Quote the records beneath, complete and exact. Leave out images.

━━━━━━━━

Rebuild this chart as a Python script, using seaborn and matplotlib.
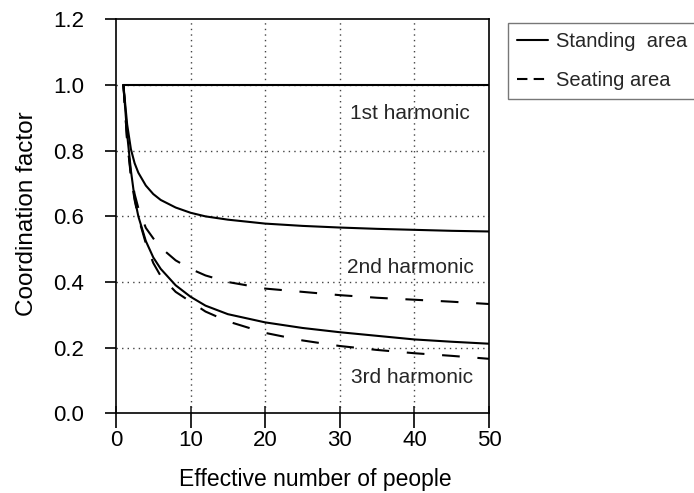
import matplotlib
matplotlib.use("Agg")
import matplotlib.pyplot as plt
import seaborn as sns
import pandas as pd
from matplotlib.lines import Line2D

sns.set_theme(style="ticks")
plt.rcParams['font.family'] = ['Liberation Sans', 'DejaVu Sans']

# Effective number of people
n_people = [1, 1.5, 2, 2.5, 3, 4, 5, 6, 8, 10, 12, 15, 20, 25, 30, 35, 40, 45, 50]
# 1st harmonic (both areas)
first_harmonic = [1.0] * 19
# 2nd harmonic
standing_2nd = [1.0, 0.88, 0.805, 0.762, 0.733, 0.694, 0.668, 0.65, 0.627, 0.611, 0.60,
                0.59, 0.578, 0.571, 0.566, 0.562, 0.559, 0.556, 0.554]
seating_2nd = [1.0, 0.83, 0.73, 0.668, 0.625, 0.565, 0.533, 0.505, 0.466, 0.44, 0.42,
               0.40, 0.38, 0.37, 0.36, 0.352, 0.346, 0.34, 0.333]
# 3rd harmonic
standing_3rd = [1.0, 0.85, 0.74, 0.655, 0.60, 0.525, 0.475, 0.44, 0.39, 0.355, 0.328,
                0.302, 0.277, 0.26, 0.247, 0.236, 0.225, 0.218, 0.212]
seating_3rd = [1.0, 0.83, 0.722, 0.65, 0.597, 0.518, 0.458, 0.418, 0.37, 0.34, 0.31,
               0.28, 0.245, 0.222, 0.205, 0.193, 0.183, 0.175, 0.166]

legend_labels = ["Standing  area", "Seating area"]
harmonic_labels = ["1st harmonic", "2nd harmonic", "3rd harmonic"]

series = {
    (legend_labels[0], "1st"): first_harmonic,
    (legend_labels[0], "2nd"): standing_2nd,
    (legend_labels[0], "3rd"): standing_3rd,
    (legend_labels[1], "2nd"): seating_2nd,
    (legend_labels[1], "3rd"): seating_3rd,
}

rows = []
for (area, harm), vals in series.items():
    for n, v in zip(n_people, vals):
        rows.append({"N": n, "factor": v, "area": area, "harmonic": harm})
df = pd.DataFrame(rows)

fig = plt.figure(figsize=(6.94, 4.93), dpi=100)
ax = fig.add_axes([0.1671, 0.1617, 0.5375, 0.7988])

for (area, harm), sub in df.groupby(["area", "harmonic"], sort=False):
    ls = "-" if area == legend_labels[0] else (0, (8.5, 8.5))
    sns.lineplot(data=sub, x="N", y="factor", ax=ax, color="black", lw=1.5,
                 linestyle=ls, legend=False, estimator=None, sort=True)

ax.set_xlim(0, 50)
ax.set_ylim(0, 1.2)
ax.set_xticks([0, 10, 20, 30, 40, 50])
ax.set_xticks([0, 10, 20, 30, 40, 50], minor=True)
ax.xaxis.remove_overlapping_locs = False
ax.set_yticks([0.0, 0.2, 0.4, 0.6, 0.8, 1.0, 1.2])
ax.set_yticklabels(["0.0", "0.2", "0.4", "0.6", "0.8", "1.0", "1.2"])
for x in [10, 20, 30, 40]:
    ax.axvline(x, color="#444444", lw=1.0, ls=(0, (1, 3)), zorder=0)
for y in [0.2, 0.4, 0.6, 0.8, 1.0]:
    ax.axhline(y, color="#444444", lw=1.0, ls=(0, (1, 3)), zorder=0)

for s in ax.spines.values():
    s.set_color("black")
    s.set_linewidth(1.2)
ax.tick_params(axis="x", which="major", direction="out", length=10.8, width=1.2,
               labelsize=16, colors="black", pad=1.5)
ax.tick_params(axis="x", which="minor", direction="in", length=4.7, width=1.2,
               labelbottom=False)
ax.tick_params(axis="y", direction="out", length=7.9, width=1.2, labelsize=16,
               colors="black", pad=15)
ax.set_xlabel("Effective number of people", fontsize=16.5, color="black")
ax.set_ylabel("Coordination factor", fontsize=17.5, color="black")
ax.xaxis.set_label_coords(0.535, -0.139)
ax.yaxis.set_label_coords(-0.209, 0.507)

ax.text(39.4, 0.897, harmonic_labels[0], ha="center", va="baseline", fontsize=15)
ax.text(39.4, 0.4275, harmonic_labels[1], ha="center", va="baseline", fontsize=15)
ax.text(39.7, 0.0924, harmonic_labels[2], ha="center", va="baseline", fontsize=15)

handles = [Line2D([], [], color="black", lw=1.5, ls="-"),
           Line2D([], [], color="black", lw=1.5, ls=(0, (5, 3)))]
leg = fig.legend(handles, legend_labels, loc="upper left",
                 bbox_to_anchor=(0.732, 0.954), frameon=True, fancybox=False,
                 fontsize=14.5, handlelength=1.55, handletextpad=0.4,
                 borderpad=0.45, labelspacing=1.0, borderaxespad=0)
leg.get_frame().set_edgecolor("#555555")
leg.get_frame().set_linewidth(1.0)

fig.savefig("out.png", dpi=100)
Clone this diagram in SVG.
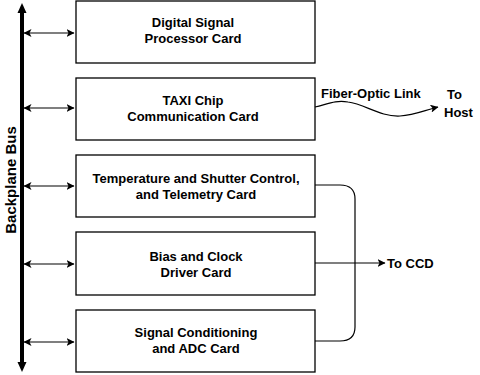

━━━━━━━━

WORKED ANSWER:
Rebuild this chart as a Python script, using seaborn and matplotlib.
import matplotlib
matplotlib.use("Agg")
import matplotlib.pyplot as plt
import seaborn as sns
import pandas as pd
from matplotlib.lines import Line2D

sns.set_theme(style="ticks")
plt.rcParams['font.family'] = ['Liberation Sans', 'DejaVu Sans']

# Effective number of people
n_people = [1, 1.5, 2, 2.5, 3, 4, 5, 6, 8, 10, 12, 15, 20, 25, 30, 35, 40, 45, 50]
# 1st harmonic (both areas)
first_harmonic = [1.0] * 19
# 2nd harmonic
standing_2nd = [1.0, 0.88, 0.805, 0.762, 0.733, 0.694, 0.668, 0.65, 0.627, 0.611, 0.60,
                0.59, 0.578, 0.571, 0.566, 0.562, 0.559, 0.556, 0.554]
seating_2nd = [1.0, 0.83, 0.73, 0.668, 0.625, 0.565, 0.533, 0.505, 0.466, 0.44, 0.42,
               0.40, 0.38, 0.37, 0.36, 0.352, 0.346, 0.34, 0.333]
# 3rd harmonic
standing_3rd = [1.0, 0.85, 0.74, 0.655, 0.60, 0.525, 0.475, 0.44, 0.39, 0.355, 0.328,
                0.302, 0.277, 0.26, 0.247, 0.236, 0.225, 0.218, 0.212]
seating_3rd = [1.0, 0.83, 0.722, 0.65, 0.597, 0.518, 0.458, 0.418, 0.37, 0.34, 0.31,
               0.28, 0.245, 0.222, 0.205, 0.193, 0.183, 0.175, 0.166]

legend_labels = ["Standing  area", "Seating area"]
harmonic_labels = ["1st harmonic", "2nd harmonic", "3rd harmonic"]

series = {
    (legend_labels[0], "1st"): first_harmonic,
    (legend_labels[0], "2nd"): standing_2nd,
    (legend_labels[0], "3rd"): standing_3rd,
    (legend_labels[1], "2nd"): seating_2nd,
    (legend_labels[1], "3rd"): seating_3rd,
}

rows = []
for (area, harm), vals in series.items():
    for n, v in zip(n_people, vals):
        rows.append({"N": n, "factor": v, "area": area, "harmonic": harm})
df = pd.DataFrame(rows)

fig = plt.figure(figsize=(6.94, 4.93), dpi=100)
ax = fig.add_axes([0.1671, 0.1617, 0.5375, 0.7988])

for (area, harm), sub in df.groupby(["area", "harmonic"], sort=False):
    ls = "-" if area == legend_labels[0] else (0, (8.5, 8.5))
    sns.lineplot(data=sub, x="N", y="factor", ax=ax, color="black", lw=1.5,
                 linestyle=ls, legend=False, estimator=None, sort=True)

ax.set_xlim(0, 50)
ax.set_ylim(0, 1.2)
ax.set_xticks([0, 10, 20, 30, 40, 50])
ax.set_xticks([0, 10, 20, 30, 40, 50], minor=True)
ax.xaxis.remove_overlapping_locs = False
ax.set_yticks([0.0, 0.2, 0.4, 0.6, 0.8, 1.0, 1.2])
ax.set_yticklabels(["0.0", "0.2", "0.4", "0.6", "0.8", "1.0", "1.2"])
for x in [10, 20, 30, 40]:
    ax.axvline(x, color="#444444", lw=1.0, ls=(0, (1, 3)), zorder=0)
for y in [0.2, 0.4, 0.6, 0.8, 1.0]:
    ax.axhline(y, color="#444444", lw=1.0, ls=(0, (1, 3)), zorder=0)

for s in ax.spines.values():
    s.set_color("black")
    s.set_linewidth(1.2)
ax.tick_params(axis="x", which="major", direction="out", length=10.8, width=1.2,
               labelsize=16, colors="black", pad=1.5)
ax.tick_params(axis="x", which="minor", direction="in", length=4.7, width=1.2,
               labelbottom=False)
ax.tick_params(axis="y", direction="out", length=7.9, width=1.2, labelsize=16,
               colors="black", pad=15)
ax.set_xlabel("Effective number of people", fontsize=16.5, color="black")
ax.set_ylabel("Coordination factor", fontsize=17.5, color="black")
ax.xaxis.set_label_coords(0.535, -0.139)
ax.yaxis.set_label_coords(-0.209, 0.507)

ax.text(39.4, 0.897, harmonic_labels[0], ha="center", va="baseline", fontsize=15)
ax.text(39.4, 0.4275, harmonic_labels[1], ha="center", va="baseline", fontsize=15)
ax.text(39.7, 0.0924, harmonic_labels[2], ha="center", va="baseline", fontsize=15)

handles = [Line2D([], [], color="black", lw=1.5, ls="-"),
           Line2D([], [], color="black", lw=1.5, ls=(0, (5, 3)))]
leg = fig.legend(handles, legend_labels, loc="upper left",
                 bbox_to_anchor=(0.732, 0.954), frameon=True, fancybox=False,
                 fontsize=14.5, handlelength=1.55, handletextpad=0.4,
                 borderpad=0.45, labelspacing=1.0, borderaxespad=0)
leg.get_frame().set_edgecolor("#555555")
leg.get_frame().set_linewidth(1.0)

fig.savefig("out.png", dpi=100)
Clone this diagram in SVG.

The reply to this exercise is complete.